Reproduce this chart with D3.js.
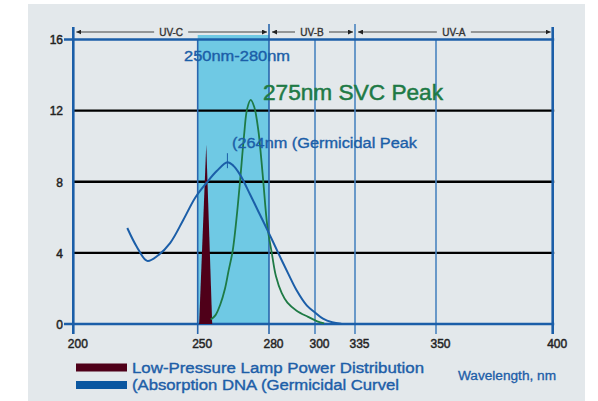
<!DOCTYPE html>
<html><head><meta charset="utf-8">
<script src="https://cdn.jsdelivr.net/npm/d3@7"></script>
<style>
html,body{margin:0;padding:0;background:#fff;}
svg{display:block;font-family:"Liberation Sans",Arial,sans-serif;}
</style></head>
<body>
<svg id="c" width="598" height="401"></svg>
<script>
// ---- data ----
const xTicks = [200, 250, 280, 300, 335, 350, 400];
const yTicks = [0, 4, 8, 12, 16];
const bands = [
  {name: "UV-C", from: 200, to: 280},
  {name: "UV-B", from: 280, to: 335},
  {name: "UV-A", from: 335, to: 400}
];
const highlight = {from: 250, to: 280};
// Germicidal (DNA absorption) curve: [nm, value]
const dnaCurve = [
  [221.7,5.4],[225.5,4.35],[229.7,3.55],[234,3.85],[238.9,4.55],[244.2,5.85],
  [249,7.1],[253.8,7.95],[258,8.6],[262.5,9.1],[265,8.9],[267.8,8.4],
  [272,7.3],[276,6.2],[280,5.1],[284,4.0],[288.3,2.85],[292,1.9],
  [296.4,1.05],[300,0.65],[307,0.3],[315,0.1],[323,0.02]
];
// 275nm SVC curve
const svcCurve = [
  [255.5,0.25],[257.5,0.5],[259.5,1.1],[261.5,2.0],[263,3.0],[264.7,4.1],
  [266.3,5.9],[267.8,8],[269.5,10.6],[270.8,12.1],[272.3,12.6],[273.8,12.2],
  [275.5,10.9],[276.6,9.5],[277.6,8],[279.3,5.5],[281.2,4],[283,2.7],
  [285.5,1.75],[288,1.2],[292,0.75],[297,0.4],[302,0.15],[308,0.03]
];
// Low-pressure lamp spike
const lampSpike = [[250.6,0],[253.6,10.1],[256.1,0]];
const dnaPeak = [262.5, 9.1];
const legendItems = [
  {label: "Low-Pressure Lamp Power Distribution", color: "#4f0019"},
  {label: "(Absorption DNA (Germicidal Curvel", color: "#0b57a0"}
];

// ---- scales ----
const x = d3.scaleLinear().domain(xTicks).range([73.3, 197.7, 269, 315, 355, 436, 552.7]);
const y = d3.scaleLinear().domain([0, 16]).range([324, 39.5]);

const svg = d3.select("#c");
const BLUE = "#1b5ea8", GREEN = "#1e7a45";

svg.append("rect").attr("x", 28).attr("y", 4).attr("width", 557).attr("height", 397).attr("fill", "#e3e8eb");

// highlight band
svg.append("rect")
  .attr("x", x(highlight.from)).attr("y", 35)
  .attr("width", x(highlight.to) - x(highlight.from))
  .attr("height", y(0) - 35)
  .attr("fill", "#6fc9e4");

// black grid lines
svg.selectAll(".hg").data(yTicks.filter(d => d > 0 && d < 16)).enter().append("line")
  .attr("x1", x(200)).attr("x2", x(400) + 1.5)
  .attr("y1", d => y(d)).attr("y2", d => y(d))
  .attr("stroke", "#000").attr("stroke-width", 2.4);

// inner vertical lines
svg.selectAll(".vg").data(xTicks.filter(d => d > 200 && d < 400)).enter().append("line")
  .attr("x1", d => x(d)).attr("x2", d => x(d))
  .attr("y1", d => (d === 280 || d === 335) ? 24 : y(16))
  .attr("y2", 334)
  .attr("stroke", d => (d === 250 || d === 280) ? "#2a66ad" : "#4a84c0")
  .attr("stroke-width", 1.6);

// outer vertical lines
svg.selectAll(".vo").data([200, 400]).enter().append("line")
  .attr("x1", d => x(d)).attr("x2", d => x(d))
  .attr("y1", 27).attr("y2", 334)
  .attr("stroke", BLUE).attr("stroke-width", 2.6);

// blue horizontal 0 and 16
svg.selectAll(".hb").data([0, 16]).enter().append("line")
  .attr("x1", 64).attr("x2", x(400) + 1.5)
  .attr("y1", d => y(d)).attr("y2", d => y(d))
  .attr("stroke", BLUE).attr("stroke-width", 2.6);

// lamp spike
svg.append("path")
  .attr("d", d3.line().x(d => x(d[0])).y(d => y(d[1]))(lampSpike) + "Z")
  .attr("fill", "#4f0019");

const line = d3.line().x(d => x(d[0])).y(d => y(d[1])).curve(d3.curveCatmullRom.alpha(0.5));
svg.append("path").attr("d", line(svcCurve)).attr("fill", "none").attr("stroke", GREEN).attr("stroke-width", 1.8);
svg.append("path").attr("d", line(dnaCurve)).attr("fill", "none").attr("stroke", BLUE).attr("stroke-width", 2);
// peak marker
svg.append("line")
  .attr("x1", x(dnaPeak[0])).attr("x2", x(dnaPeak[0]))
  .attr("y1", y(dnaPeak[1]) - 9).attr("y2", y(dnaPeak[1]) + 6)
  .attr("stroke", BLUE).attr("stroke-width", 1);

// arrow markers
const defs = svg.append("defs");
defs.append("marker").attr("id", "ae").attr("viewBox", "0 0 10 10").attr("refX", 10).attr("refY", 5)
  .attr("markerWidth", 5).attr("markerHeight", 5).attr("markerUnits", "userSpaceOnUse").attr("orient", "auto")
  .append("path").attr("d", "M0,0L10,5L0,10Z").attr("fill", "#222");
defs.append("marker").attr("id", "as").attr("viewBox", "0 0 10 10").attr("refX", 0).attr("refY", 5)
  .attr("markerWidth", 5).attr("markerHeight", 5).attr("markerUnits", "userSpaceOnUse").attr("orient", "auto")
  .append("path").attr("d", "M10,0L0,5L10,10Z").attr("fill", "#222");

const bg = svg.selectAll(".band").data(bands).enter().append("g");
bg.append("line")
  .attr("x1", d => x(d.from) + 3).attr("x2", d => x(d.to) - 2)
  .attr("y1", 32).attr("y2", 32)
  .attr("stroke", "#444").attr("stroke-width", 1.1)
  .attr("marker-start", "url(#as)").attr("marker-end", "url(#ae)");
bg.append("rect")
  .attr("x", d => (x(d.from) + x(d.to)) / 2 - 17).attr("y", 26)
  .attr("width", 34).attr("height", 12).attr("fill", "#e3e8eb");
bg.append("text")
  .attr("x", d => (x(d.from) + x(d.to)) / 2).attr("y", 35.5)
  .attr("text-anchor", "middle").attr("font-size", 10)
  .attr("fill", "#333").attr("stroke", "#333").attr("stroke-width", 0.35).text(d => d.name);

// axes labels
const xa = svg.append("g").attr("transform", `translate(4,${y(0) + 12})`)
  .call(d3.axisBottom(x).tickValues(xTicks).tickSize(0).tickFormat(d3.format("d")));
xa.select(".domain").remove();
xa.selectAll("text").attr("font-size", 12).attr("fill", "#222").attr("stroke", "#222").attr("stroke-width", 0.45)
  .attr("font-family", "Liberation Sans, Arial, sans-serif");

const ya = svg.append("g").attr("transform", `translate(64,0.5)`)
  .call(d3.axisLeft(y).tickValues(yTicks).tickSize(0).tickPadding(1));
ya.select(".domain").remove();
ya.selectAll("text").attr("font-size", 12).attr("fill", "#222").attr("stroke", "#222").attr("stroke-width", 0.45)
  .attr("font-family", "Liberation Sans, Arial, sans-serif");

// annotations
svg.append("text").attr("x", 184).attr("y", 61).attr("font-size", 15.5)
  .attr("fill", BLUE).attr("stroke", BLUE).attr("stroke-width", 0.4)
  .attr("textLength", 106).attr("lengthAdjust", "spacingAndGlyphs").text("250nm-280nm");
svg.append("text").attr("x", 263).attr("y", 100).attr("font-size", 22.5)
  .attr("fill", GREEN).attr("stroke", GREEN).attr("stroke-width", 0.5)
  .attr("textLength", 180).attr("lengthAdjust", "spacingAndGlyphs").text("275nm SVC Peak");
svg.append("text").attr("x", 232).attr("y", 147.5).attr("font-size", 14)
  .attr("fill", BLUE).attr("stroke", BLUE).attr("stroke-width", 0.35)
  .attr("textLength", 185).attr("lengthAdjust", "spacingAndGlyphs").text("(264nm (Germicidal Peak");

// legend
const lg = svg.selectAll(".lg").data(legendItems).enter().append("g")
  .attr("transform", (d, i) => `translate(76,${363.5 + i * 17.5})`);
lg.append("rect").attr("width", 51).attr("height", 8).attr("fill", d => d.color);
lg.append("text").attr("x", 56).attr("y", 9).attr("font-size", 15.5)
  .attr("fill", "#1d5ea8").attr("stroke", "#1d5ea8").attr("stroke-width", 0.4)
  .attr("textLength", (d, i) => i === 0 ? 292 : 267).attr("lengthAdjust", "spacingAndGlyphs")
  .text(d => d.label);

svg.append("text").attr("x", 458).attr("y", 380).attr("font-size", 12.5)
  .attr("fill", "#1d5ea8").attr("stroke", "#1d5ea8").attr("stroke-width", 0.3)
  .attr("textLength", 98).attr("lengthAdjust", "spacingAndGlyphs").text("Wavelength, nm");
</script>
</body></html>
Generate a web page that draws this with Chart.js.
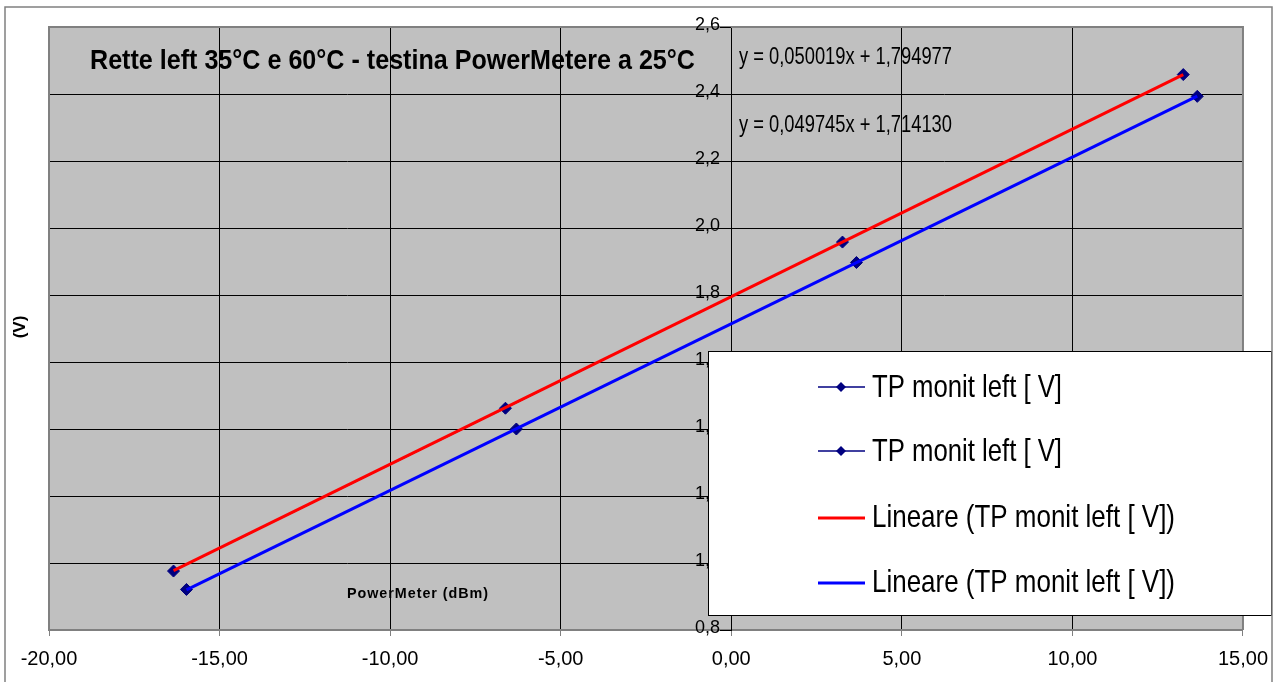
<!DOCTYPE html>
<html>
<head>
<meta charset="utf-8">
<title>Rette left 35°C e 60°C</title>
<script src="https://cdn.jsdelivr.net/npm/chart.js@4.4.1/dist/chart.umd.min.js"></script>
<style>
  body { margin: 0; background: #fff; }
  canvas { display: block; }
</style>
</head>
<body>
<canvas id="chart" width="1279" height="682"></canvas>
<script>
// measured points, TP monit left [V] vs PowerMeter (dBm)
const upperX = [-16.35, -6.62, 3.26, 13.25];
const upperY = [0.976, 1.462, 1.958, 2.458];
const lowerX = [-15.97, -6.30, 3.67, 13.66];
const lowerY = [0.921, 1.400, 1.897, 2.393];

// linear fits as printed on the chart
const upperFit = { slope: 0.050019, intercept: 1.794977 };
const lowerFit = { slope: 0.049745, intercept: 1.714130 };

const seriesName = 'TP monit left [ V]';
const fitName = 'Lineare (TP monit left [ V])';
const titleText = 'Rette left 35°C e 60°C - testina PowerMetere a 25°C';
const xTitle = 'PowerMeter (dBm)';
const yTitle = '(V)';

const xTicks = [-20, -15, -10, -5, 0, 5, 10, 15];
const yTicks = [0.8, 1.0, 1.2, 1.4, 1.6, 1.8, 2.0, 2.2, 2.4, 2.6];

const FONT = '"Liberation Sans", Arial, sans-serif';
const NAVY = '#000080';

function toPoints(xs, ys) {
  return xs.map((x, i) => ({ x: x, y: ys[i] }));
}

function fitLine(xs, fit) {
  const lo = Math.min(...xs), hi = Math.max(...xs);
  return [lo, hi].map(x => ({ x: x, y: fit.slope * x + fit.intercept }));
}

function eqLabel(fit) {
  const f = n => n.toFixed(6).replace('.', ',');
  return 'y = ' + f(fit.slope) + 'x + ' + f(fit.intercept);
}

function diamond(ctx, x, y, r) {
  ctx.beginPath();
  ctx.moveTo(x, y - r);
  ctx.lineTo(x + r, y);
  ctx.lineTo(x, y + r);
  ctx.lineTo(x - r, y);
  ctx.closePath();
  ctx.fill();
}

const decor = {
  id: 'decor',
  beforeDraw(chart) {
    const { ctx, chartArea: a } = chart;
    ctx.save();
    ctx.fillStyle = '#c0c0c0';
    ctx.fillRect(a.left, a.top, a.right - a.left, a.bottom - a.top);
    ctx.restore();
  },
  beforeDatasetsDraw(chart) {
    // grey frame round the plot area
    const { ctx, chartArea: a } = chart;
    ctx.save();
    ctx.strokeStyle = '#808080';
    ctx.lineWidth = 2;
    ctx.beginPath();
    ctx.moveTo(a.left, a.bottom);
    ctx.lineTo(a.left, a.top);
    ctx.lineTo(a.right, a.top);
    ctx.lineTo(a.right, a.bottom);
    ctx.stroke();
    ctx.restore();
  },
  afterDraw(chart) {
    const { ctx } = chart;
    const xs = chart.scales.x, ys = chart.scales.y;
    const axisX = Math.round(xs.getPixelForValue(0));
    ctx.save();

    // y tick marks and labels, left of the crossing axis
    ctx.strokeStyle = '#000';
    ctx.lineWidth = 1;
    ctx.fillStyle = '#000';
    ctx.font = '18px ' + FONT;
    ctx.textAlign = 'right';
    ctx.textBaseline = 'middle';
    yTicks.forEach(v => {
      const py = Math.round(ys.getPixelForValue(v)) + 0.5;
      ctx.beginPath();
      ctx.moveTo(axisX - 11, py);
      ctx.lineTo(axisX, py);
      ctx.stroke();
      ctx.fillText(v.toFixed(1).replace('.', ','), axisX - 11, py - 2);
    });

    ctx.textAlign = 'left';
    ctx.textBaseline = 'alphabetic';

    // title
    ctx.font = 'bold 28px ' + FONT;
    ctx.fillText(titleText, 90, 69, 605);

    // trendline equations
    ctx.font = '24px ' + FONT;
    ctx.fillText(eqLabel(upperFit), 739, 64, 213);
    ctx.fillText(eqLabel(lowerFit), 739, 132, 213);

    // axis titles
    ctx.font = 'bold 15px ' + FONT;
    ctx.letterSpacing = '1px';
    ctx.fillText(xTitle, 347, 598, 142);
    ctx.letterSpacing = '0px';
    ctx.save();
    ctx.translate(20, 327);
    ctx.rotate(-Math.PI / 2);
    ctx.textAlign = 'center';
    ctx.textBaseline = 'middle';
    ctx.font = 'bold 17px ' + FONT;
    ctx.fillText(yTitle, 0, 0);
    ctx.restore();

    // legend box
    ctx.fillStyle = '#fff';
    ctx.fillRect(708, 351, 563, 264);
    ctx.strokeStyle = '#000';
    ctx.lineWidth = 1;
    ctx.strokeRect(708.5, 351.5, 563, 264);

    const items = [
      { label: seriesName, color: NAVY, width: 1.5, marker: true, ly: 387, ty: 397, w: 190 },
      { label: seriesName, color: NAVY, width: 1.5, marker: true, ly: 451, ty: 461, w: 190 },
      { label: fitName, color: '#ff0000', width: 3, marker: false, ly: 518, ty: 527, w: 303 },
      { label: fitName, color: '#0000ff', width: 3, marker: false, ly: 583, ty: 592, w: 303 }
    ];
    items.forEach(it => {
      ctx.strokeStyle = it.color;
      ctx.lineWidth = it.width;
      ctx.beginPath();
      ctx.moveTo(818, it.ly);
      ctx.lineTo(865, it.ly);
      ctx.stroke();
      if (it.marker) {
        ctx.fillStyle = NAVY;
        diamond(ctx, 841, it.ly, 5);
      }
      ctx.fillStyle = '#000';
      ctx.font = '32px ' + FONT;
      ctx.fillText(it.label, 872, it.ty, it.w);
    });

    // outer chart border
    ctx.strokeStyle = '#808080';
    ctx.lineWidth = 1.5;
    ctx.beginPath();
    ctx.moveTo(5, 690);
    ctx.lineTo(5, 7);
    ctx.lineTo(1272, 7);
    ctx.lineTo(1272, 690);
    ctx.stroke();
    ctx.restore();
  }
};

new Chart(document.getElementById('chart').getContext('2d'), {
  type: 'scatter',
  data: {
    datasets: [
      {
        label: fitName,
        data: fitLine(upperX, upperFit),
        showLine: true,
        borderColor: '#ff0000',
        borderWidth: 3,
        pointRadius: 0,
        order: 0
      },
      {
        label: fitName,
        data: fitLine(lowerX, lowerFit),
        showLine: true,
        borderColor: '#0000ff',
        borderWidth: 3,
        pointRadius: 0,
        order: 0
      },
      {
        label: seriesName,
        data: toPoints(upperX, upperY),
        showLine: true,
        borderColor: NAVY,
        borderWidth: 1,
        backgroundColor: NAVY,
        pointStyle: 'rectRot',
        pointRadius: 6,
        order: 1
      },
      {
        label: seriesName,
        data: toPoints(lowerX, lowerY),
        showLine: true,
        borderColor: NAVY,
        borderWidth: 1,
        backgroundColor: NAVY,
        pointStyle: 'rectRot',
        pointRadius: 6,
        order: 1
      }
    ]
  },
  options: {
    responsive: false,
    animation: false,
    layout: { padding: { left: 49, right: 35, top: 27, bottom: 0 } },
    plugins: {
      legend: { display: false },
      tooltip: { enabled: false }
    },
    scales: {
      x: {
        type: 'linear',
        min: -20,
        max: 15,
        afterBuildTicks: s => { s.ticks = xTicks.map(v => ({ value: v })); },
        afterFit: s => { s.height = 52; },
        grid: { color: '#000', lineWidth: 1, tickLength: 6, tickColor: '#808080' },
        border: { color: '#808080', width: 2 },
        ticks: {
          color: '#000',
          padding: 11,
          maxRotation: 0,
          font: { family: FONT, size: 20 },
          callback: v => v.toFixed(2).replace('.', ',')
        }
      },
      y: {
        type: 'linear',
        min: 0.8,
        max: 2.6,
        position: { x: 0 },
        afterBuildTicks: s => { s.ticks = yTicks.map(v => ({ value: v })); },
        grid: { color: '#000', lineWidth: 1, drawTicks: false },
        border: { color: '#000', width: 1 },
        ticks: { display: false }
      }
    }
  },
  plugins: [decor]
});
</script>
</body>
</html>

================================

STATED GOAL
What is the number of lines containing "this"? Give that number only.

TASK SOLUTION
2